Your task is to print, exactly and only, the lines from the start of the entries below through the line with "y_ticks = [0, 10, 20, 30, 40, 50, 60]". Include both ends, but skip the pictures.

-- BEGIN --

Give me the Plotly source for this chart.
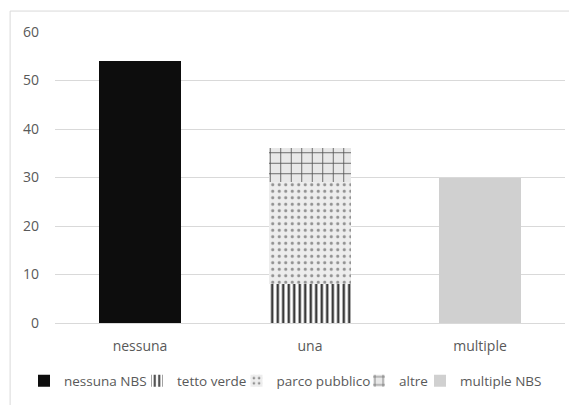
import plotly.graph_objects as go

categories = ["nessuna", "una", "multiple"]
nessuna_nbs = [54, None, None]
tetto_verde = [None, 8, None]
parco_pubblico = [None, 21, None]
altre = [None, 7, None]
multiple_nbs = [None, None, 30]
y_ticks = [0, 10, 20, 30, 40, 50, 60]

W, H = 577, 405
OFF = 8  # page body margin of the browser
# legend text start positions (px, window coords)
legend_text_x = [64, 177, 276.5, 399, 460]
legend_y_px = 381

fig = go.Figure()
fig.add_trace(go.Bar(name="nessuna NBS", x=categories, y=nessuna_nbs, legend="legend",
                     marker=dict(color="#0d0d0d", line_width=0)))
fig.add_trace(go.Bar(name="tetto verde", x=categories, y=tetto_verde, legend="legend2",
                     marker=dict(color="#ffffff", line_width=0,
                                 pattern=dict(shape="|", fgcolor="#3a3a3a", bgcolor="#ffffff",
                                              size=5.5, solidity=0.45, fillmode="replace"))))
fig.add_trace(go.Bar(name="parco pubblico", x=categories, y=parco_pubblico, legend="legend3",
                     marker=dict(color="#ececec", line_width=0,
                                 pattern=dict(shape=".", fgcolor="#909090", bgcolor="#ededed",
                                              size=6.5, solidity=0.18, fillmode="replace"))))
fig.add_trace(go.Bar(name="altre", x=categories, y=altre, legend="legend4",
                     marker=dict(color="#e8e8e8", line_width=0,
                                 pattern=dict(shape="+", fgcolor="#505050", bgcolor="#e8e8e8",
                                              size=10.5, solidity=0.15, fillmode="replace"))))
fig.add_trace(go.Bar(name="multiple NBS", x=categories, y=multiple_nbs, legend="legend5",
                     marker=dict(color="#d0d0d0", line_width=0)))

leg_font = dict(family="Open Sans, sans-serif", size=13.5, color="#595959")
legends = {}
for i, tx in enumerate(legend_text_x):
    key = "legend" if i == 0 else f"legend{i+1}"
    legends[key] = dict(xref="container", yref="container",
                        x=(tx - OFF - 40) / W, xanchor="left",
                        y=1 - (legend_y_px - OFF) / H, yanchor="middle",
                        font=leg_font, bgcolor="rgba(0,0,0,0)",
                        borderwidth=0, itemwidth=30)

fig.update_layout(
    barmode="stack",
    bargap=0.52,
    width=W, height=H,
    margin=dict(l=55 - OFF, r=W - 565 + OFF, t=32 - OFF, b=H - 323 + OFF, autoexpand=False),
    paper_bgcolor="#ffffff",
    plot_bgcolor="#ffffff",
    font=dict(family="Open Sans, sans-serif", color="#595959", size=14),
    showlegend=True,
    xaxis=dict(showgrid=False, showline=True, linecolor="#d9d9d9", linewidth=1,
               ticks="", ticklabelstandoff=10, tickfont=dict(size=14, color="#595959")),
    yaxis=dict(range=[0, 60], tickvals=y_ticks, showgrid=True, gridcolor="#d9d9d9",
               gridwidth=1, zeroline=False, showline=False, ticks="",
               ticklabelstandoff=15, tickfont=dict(size=14, color="#595959")),
    shapes=[dict(type="rect", xref="paper", yref="paper",
                 x0=-0.088, x1=1.06, y0=-0.35, y1=1.072,
                 line=dict(color="#d9d9d9", width=1), fillcolor="rgba(0,0,0,0)", layer="below")],
    **legends,
)

fig.write_html("out.html")
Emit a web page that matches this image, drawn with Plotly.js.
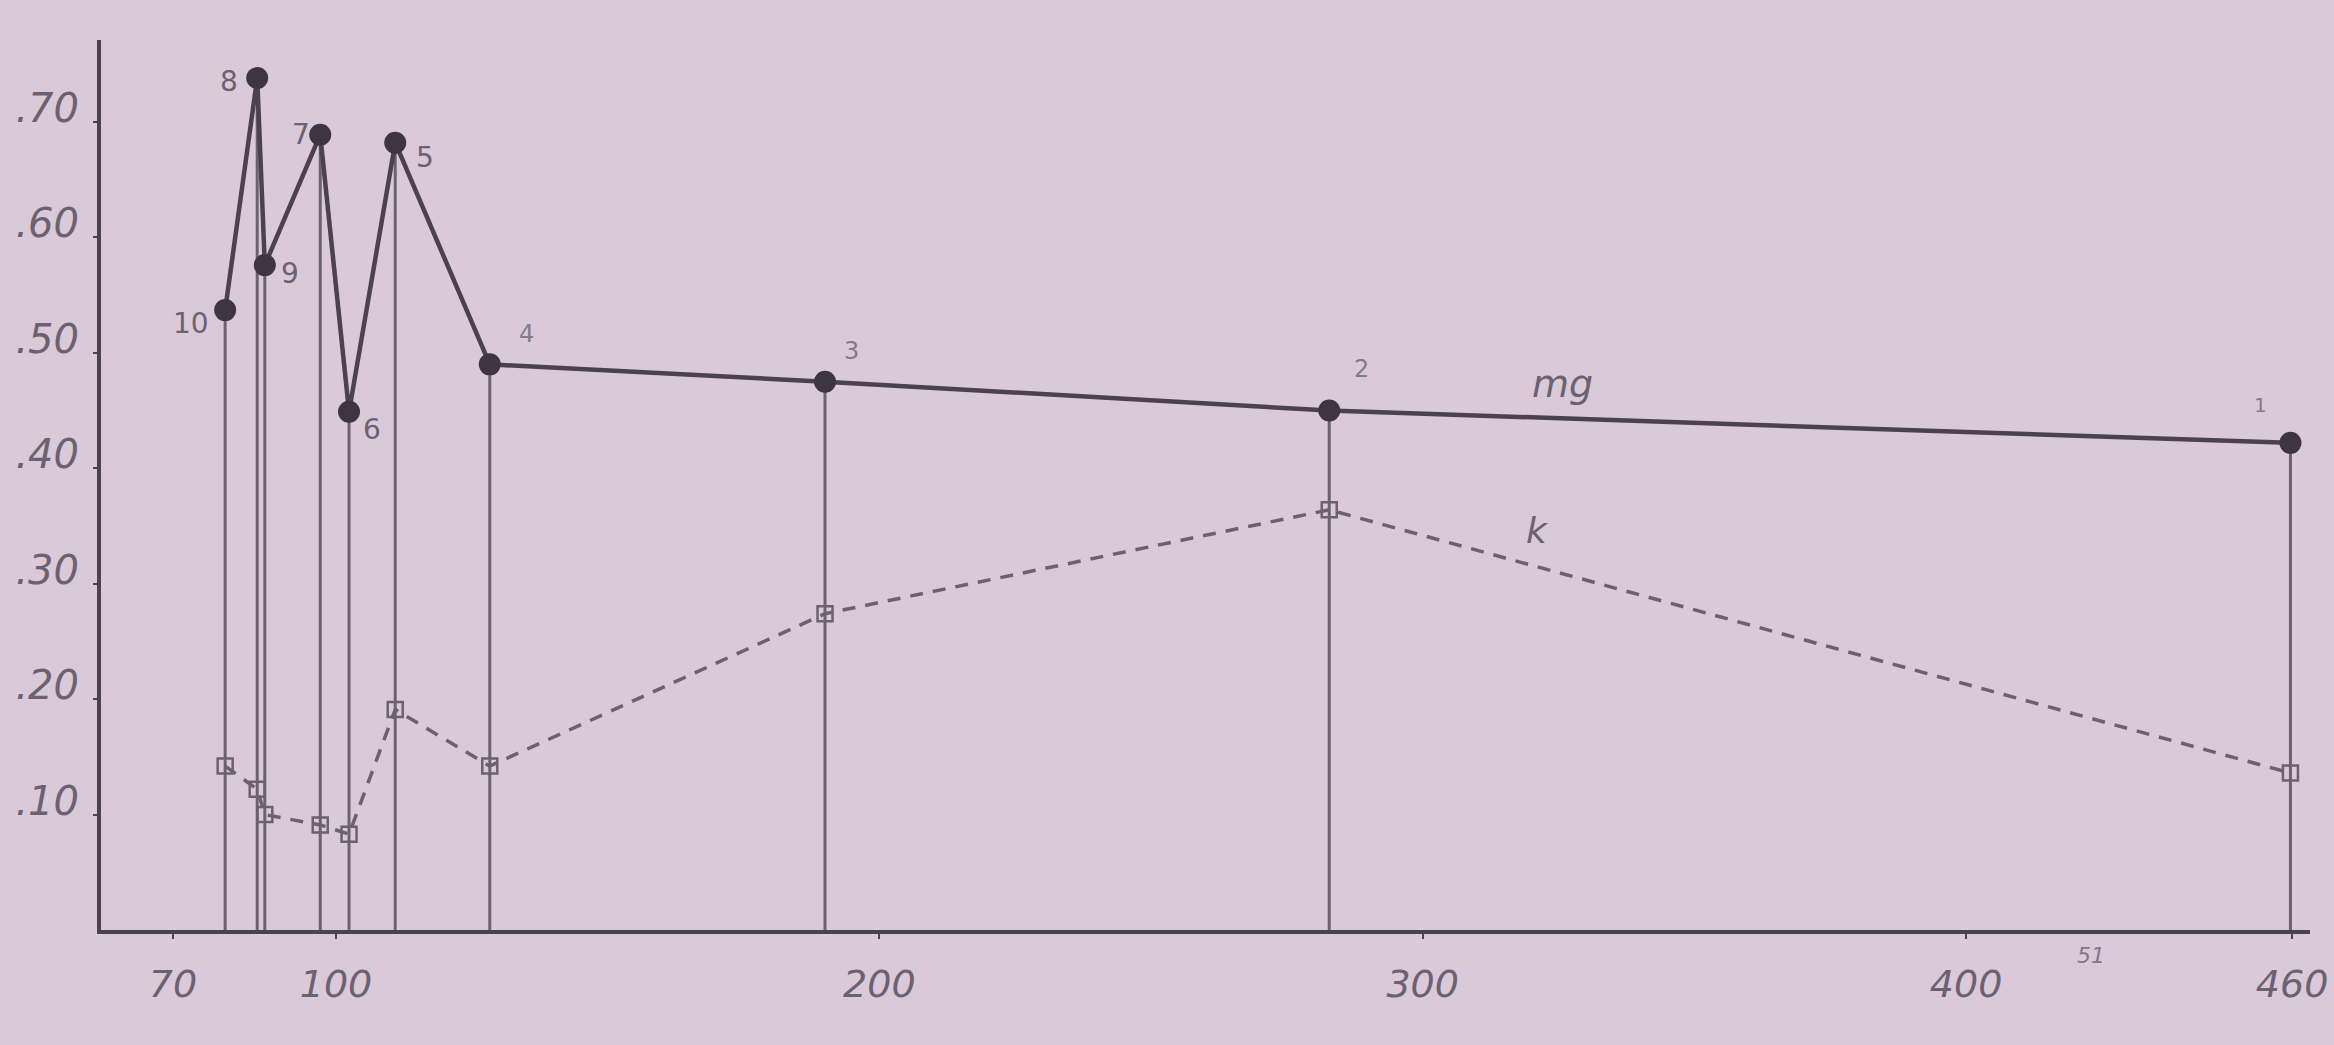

-- END --

→ FINAL RESULT
Give me the Plotly source for this chart.
import plotly.graph_objects as go

categories = ["nessuna", "una", "multiple"]
nessuna_nbs = [54, None, None]
tetto_verde = [None, 8, None]
parco_pubblico = [None, 21, None]
altre = [None, 7, None]
multiple_nbs = [None, None, 30]
y_ticks = [0, 10, 20, 30, 40, 50, 60]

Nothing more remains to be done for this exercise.